5 Octubre

“Yo os he entregado, como lo había dicho a Moisés, todo lugar que pisare la planta de vuestro pie” (Josué 1:3).

 

Dios dio al pueblo de Israel la tierra de Canaán. Era suya por promesa divina, pero todavía faltaba que se apropiasen de ella. La regla para poseerla era: “Yo os he entregado todo lugar que pise la planta de vuestro pie”.

Dios nos ha dado muchas promesas grandes y preciosas. La Biblia está llena de ellas. Pero debemos apropiarnos de ellas por la fe. Solamente entonces son realmente nuestras.

Tomemos, por ejemplo, las promesas relacionadas con la salvación. El Señor promete repetidamente que dará la vida eterna a los que se arrepienten de sus pecados y reciben a Jesucristo como Señor y Salvador. Sin embargo, la promesa no es nuestra hasta que la reclamamos confiando en el Salvador de los pecadores.

¡Vayamos un paso más allá! Una persona puede creer verdaderamente en el Señor Jesucristo y no obstante no disfrutar de la seguridad de la salvación. Puede llegar a pensar que es presuntuoso decir que es salvo y así condenarse a vivir en duda y oscuridad. La Palabra promete que aquellos que creen en el Nombre del Hijo de Dios tienen vida eterna (1 Jn. 5:13), pero ésta debe apropiarse por la fe para poder disfrutarla.

A Dios le gusta que confiemos en Él. Le agrada cuando le tomamos la Palabra. Se siente honrado cuando pedimos las promesas más increíbles y contamos con ellas como algo hecho.

Un día cuando Napoleón pasaba revista a sus tropas, de repente su caballo se desbocó tan violentamente que el Emperador estuvo en peligro de caer al suelo. Un soldado raso corrió hacia adelante, cogió las riendas y tranquilizó al caballo.

Plenamente consciente de que su ayudante era un humilde soldado raso, Napoleón le dijo: “¡Muchas gracias, Capitán!” Tomándole la palabra, el soldado raso replicó, “¿De qué regimiento, señor?”

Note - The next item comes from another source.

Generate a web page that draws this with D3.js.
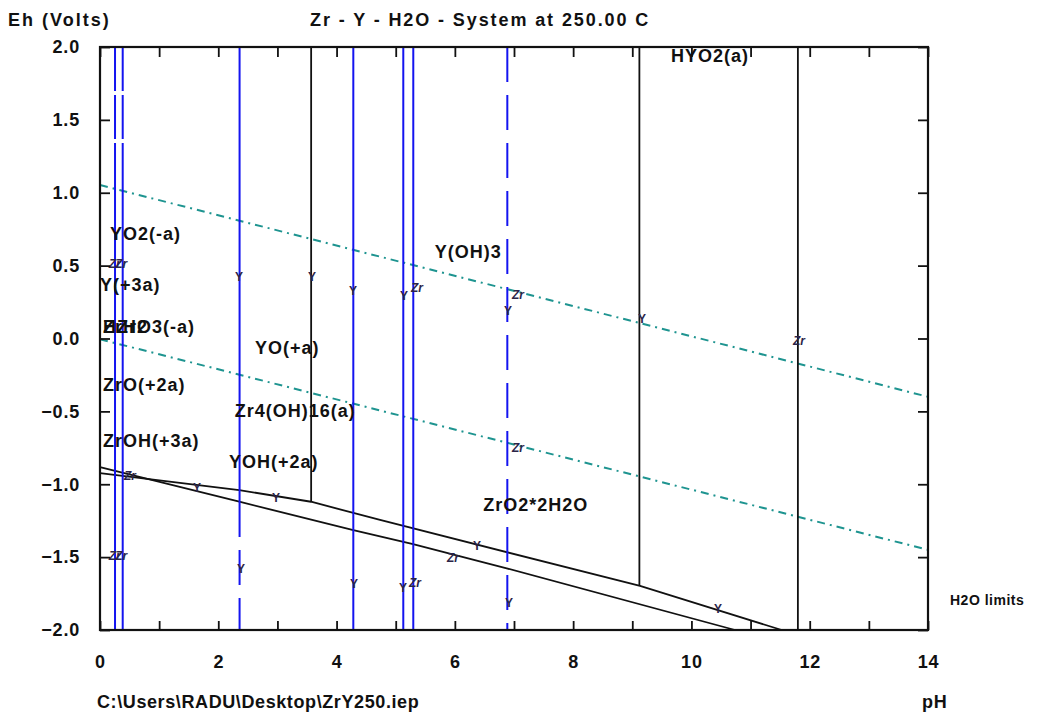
<!DOCTYPE html>
<html>
<head>
<meta charset="utf-8">
<script src="https://cdn.jsdelivr.net/npm/d3@7"></script>
<style>
  body { margin: 0; background: #fff; }
  text { font-family: "Liberation Sans", Arial, sans-serif; fill: #111; }
</style>
</head>
<body>
<div id="chart"></div>
<script>
// Eh-pH diagram, Zr - Y - H2O at 250 C

var phTicks = [0, 1, 2, 3, 4, 5, 6, 7, 8, 9, 10, 11, 12, 13, 14];
var phLabels = [0, 2, 4, 6, 8, 10, 12, 14];
var ehTicks = [-2.0, -1.5, -1.0, -0.5, 0.0, 0.5, 1.0, 1.5, 2.0];

// water stability lines (dashed teal): Eh at pH 0 and pH 14
var waterUpper = [[0, 1.053], [14, -0.400]];
var waterLower = [[0, -0.005], [14, -1.450]];

// two solid black "H2O limits" curves
var limitA = [[0, -0.882], [2.355, -1.120], [4.283, -1.314], [5.293, -1.410], [6.877, -1.577], [10.737, -2.0]];
var limitB = [[0, -0.923], [2.355, -1.040], [3.568, -1.120], [4.735, -1.245], [9.131, -1.698], [11.527, -2.0]];

// vertical boundaries: pH, top Eh, bottom Eh, kind
var yBounds = [
  {ph: 0.254, top: 2.0, bot: 1.369, kind: "blueDashLong"},
  {ph: 0.254, top: 1.341, bot: -2.0, kind: "blue"},
  {ph: 0.384, top: 2.0, bot: 1.369, kind: "blueDashLong"},
  {ph: 0.384, top: 1.341, bot: -2.0, kind: "blue"},
  {ph: 2.36, top: 2.0, bot: -1.362, kind: "blue"},
  {ph: 2.36, top: -1.451, bot: -2.0, kind: "blueDash"},
  {ph: 4.283, top: 2.0, bot: -2.0, kind: "blue"},
  {ph: 5.128, top: 2.0, bot: -2.0, kind: "blue"},
  {ph: 5.297, top: 2.0, bot: -2.0, kind: "blue"},
  {ph: 6.887, top: 2.0, bot: -2.0, kind: "blueDash"}
];
var zrBounds = [
  {ph: 3.57, top: 2.0, bot: -1.12},
  {ph: 9.12, top: 2.0, bot: -1.698},
  {ph: 11.8, top: 2.0, bot: -2.0}
];

// species labels: text, pH at left edge, Eh at baseline
var species = [
  ["HYO2(a)", 9.655, 1.897],
  ["YO2(-a)", 0.169, 0.676],
  ["Y(+3a)", 0.0, 0.326],
  ["ZrH2", 0.05, 0.038],
  ["HZrO3(-a)", 0.05, 0.038],
  ["YO(+a)", 2.62, -0.106],
  ["ZrO(+2a)", 0.05, -0.360],
  ["Zr4(OH)16(a)", 2.28, -0.539],
  ["ZrOH(+3a)", 0.05, -0.744],
  ["YOH(+2a)", 2.18, -0.889],
  ["Y(OH)3", 5.66, 0.552],
  ["ZrO2*2H2O", 6.48, -1.184]
];

// small element tags on the boundaries
var tags = [
  ["Zr", 0.25, 0.518], ["Zr", 0.36, 0.518],
  ["Y", 2.35, 0.429], ["Y", 3.585, 0.429], ["Y", 4.278, 0.333],
  ["Y", 5.14, 0.298], ["Zr", 5.36, 0.35], ["Y", 6.899, 0.196],
  ["Zr", 7.068, 0.305], ["Y", 9.165, 0.141], ["Zr", 11.819, -0.010],
  ["Zr", 7.068, -0.744], ["Zr", 0.507, -0.937], ["Y", 1.64, -1.019],
  ["Y", 2.976, -1.087], ["Y", 6.375, -1.417], ["Zr", 5.969, -1.499],
  ["Zr", 0.25, -1.485], ["Zr", 0.36, -1.485], ["Y", 2.384, -1.575],
  ["Y", 4.295, -1.677], ["Y", 5.123, -1.705], ["Zr", 5.326, -1.671],
  ["Y", 6.916, -1.808], ["Y", 10.45, -1.849]
];

var svgWidth = 1038, svgHeight = 713;
var plotLeft = 100, plotRight = 928, plotTop = 47, plotBottom = 630;

var svg = d3.select("#chart")
  .append("svg")
    .attr("width", svgWidth)
    .attr("height", svgHeight);

var x = d3.scaleLinear().domain([0, 14]).range([plotLeft, plotRight]);
var y = d3.scaleLinear().domain([-2, 2]).range([plotBottom, plotTop]);

var line = d3.line()
  .x(function(d) { return x(d[0]); })
  .y(function(d) { return y(d[1]); });

// water lines
[waterUpper, waterLower].forEach(function(w) {
  svg.append("path")
    .datum(w)
    .attr("d", line)
    .attr("fill", "none")
    .attr("stroke", "#1e9490")
    .attr("stroke-width", 2)
    .attr("stroke-dasharray", "8,5,2,5");
});

// black limit curves
[limitA, limitB].forEach(function(l) {
  svg.append("path")
    .datum(l)
    .attr("d", line)
    .attr("fill", "none")
    .attr("stroke", "#111")
    .attr("stroke-width", 1.8);
});

// black vertical boundaries
svg.selectAll("line.zr")
  .data(zrBounds)
  .enter().append("line")
    .attr("x1", function(d) { return x(d.ph); })
    .attr("x2", function(d) { return x(d.ph); })
    .attr("y1", function(d) { return y(d.top); })
    .attr("y2", function(d) { return y(d.bot); })
    .attr("stroke", "#111")
    .attr("stroke-width", 1.8);

// blue vertical boundaries
var dashes = {blue: null, blueDash: "35,13", blueDashLong: "44,4"};
svg.selectAll("line.y")
  .data(yBounds)
  .enter().append("line")
    .attr("x1", function(d) { return x(d.ph); })
    .attr("x2", function(d) { return x(d.ph); })
    .attr("y1", function(d) { return y(d.top); })
    .attr("y2", function(d) { return y(d.bot); })
    .attr("stroke", "#1414f0")
    .attr("stroke-width", 2)
    .attr("stroke-dasharray", function(d) { return dashes[d.kind]; });

// tags
svg.selectAll("text.tag")
  .data(tags)
  .enter().append("text")
    .attr("x", function(d) { return x(d[1]); })
    .attr("y", function(d) { return y(d[2]) + 5; })
    .attr("text-anchor", "middle")
    .style("font-size", "12px")
    .style("font-weight", "bold")
    .style("font-style", function(d) { return d[0] === "Zr" ? "italic" : "normal"; })
    .style("fill", "#2b2448")
    .text(function(d) { return d[0]; });

// species labels
svg.selectAll("text.species")
  .data(species)
  .enter().append("text")
    .attr("x", function(d) { return x(d[1]); })
    .attr("y", function(d) { return y(d[2]); })
    .style("font-size", "18px")
    .style("font-weight", "bold")
    .style("letter-spacing", "1px")
    .text(function(d) { return d[0]; });

// axes, ticks pointing inward
function styleAxis(g) {
  g.select(".domain").remove();
  g.selectAll(".tick line").attr("stroke", "#111").attr("stroke-width", 1.8);
  g.selectAll("text")
    .style("font-family", "'Liberation Sans', Arial, sans-serif")
    .style("font-size", "18px")
    .style("font-weight", "bold")
    .style("letter-spacing", "0.8px")
    .attr("fill", "#111");
}

svg.append("g")
  .attr("transform", "translate(0," + plotBottom + ")")
  .call(d3.axisBottom(x).tickValues(phTicks).tickSize(-9).tickPadding(25)
    .tickFormat(function(d) { return phLabels.indexOf(d) >= 0 ? d : ""; }))
  .call(styleAxis);

svg.append("g")
  .attr("transform", "translate(0," + plotTop + ")")
  .call(d3.axisTop(x).tickValues(phTicks).tickSize(-10).tickFormat(""))
  .call(styleAxis);

svg.append("g")
  .attr("transform", "translate(" + plotLeft + ",0)")
  .call(d3.axisLeft(y).tickValues(ehTicks).tickSize(-10).tickPadding(20).tickFormat(d3.format(".1f")))
  .call(styleAxis);

svg.append("g")
  .attr("transform", "translate(" + plotRight + ",0)")
  .call(d3.axisRight(y).tickValues(ehTicks).tickSize(-10).tickFormat(""))
  .call(styleAxis);

// frame
svg.append("rect")
  .attr("x", plotLeft)
  .attr("y", plotTop)
  .attr("width", plotRight - plotLeft)
  .attr("height", plotBottom - plotTop)
  .attr("fill", "none")
  .attr("stroke", "#111")
  .attr("stroke-width", 2.2);

// titles
svg.append("text")
  .attr("x", 8).attr("y", 26)
  .style("font-size", "18px").style("font-weight", "bold").style("letter-spacing", "2px")
  .text("Eh (Volts)");

svg.append("text")
  .attr("x", 310).attr("y", 26)
  .style("font-size", "18px").style("font-weight", "bold").style("letter-spacing", "1.9px")
  .text("Zr - Y - H2O - System at 250.00 C");

svg.append("text")
  .attr("x", 97).attr("y", 708)
  .style("font-size", "18px").style("font-weight", "bold").style("letter-spacing", "0.6px")
  .text("C:\\Users\\RADU\\Desktop\\ZrY250.iep");

svg.append("text")
  .attr("x", 922).attr("y", 708)
  .style("font-size", "18px").style("font-weight", "bold").style("letter-spacing", "0.8px")
  .text("pH");

svg.append("text")
  .attr("x", 950).attr("y", 605)
  .style("font-size", "14px").style("font-weight", "bold").style("letter-spacing", "0.5px")
  .text("H2O limits");
</script>
</body>
</html>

Más tarde, cuando el soldado raso contaba el incidente a sus amigos, se burlaban de su confianza al pensar que ya era capitán. ¡Pero era verdad! El Emperador se lo había dicho así y él había reclamado el ascenso ahí mismo.

En cierto modo la situación del creyente es similar. Puede ser un capitán o permanecer como soldado raso. Puede disfrutar las riquezas que son suyas en Cristo Jesús o vivir en pobreza espiritual y material. “Podemos tener tanto de Dios como queramos. Cristo pone la llave de la cámara del tesoro en nuestra mano y nos ofrece coger todo aquello que queramos. Si un hombre es admitido en la cámara de un banco donde se guardan montones de lingotes de oro y se le dice que se sirva y sale con una peseta, ¿quién tiene la culpa de que siga siendo pobre? ¿De quién es la falta si el pueblo cristiano tiene porciones tan insuficientes de las riquezas gratuitas de Dios?” (McLaren).